Given exercise: Every line below that holds the string "standalone" should be copied out.

Source code of charts
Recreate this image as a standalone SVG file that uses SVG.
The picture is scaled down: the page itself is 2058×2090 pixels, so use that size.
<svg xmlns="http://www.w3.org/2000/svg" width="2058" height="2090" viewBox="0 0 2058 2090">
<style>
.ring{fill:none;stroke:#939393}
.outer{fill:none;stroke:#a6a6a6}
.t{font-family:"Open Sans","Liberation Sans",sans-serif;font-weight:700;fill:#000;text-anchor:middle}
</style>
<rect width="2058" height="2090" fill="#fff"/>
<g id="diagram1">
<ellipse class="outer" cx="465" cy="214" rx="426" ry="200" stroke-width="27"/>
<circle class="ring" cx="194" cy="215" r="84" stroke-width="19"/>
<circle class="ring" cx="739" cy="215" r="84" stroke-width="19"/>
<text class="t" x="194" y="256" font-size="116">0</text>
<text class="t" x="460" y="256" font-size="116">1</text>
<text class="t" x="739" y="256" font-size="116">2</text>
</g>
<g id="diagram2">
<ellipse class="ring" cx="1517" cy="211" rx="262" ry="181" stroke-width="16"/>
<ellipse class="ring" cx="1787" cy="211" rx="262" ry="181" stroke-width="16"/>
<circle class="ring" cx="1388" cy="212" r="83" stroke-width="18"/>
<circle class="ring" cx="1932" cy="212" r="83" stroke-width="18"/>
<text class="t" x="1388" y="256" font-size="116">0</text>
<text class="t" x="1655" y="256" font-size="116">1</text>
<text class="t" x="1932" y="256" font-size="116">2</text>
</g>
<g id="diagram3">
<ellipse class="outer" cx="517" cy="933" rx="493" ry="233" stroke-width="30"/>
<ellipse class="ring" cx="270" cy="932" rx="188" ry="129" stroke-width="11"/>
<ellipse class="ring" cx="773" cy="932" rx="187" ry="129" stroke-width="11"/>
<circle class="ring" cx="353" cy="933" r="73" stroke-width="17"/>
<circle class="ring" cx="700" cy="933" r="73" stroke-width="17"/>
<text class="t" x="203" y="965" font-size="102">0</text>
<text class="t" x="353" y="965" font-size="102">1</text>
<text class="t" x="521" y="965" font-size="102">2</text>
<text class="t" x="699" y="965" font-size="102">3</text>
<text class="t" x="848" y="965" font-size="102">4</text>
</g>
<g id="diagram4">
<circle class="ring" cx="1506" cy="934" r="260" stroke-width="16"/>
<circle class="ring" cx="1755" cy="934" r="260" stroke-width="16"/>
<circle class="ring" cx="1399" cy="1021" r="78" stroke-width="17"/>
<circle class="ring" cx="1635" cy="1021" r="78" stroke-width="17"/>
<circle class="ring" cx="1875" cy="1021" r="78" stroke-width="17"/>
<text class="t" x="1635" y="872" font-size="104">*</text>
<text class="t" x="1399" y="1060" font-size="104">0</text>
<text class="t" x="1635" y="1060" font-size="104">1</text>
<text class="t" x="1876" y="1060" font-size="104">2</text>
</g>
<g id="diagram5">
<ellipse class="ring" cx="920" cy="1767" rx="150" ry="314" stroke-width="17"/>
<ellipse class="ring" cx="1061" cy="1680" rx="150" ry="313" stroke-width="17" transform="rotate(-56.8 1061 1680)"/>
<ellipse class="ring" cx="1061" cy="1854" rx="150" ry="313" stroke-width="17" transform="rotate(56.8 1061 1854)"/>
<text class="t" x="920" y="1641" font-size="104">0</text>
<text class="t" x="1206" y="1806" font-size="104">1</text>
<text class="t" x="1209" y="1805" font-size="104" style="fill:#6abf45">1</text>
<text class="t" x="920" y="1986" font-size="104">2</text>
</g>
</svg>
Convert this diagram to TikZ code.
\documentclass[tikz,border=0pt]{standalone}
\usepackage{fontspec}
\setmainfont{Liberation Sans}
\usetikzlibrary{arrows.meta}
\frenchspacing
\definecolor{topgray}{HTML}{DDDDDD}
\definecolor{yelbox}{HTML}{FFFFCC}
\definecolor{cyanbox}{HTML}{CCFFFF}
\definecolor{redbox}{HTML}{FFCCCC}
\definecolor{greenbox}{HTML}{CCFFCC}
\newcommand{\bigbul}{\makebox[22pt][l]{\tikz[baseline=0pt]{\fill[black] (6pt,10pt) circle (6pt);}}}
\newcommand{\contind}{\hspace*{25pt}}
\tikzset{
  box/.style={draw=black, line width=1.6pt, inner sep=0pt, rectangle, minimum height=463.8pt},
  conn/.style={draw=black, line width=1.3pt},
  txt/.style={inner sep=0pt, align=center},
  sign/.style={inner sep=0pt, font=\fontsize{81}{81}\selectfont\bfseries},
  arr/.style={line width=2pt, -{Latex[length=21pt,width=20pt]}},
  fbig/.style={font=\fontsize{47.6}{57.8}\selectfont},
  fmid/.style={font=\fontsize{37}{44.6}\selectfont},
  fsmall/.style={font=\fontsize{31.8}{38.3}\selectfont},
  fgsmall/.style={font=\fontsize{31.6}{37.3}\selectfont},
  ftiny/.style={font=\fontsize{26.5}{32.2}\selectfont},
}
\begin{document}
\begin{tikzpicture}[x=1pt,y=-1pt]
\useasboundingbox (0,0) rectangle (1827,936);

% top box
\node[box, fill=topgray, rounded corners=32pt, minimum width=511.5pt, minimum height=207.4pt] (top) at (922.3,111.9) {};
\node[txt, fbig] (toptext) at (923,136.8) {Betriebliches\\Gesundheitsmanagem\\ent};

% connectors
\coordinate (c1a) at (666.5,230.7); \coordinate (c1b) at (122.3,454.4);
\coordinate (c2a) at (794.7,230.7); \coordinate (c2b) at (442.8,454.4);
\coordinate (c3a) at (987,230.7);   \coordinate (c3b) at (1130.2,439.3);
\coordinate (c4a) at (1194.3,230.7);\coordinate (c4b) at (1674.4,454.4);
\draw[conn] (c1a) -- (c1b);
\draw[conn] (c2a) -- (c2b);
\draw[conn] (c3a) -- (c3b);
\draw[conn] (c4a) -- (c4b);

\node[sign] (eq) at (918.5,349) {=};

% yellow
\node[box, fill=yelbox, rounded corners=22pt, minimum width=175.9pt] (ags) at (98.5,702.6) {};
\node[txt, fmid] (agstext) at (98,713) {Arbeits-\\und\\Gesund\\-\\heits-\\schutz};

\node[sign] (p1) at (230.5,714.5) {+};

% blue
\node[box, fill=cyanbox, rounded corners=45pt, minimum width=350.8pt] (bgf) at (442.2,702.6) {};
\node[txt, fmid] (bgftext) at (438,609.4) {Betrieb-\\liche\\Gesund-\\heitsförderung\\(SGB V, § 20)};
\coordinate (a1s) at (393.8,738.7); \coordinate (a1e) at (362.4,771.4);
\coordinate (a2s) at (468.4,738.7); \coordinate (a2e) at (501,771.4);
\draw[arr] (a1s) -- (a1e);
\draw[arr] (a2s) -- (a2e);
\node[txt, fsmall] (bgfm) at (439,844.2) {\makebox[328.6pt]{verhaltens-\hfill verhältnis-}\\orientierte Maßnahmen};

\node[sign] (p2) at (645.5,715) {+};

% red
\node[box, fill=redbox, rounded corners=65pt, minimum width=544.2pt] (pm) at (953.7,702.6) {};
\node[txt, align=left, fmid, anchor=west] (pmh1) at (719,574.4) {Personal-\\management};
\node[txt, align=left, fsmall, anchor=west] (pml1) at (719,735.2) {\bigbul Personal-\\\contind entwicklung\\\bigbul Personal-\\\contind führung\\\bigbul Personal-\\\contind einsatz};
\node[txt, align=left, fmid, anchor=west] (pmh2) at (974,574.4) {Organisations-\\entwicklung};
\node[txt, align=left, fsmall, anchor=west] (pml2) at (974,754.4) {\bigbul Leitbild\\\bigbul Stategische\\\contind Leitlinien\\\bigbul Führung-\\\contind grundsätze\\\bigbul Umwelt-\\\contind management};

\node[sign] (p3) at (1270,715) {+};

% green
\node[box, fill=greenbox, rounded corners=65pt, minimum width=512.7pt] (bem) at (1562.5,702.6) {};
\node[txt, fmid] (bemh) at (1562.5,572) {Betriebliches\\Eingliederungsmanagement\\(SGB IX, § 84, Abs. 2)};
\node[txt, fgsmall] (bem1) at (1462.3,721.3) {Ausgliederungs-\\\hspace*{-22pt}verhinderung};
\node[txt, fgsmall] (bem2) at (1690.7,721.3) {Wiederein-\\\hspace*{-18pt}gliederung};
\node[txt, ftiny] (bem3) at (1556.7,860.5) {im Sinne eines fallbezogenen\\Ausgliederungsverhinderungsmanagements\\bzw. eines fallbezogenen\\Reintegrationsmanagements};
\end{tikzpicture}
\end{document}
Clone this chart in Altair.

Final result:
Recreate this image as a standalone SVG file that uses SVG.
\documentclass[tikz,border=0pt]{standalone}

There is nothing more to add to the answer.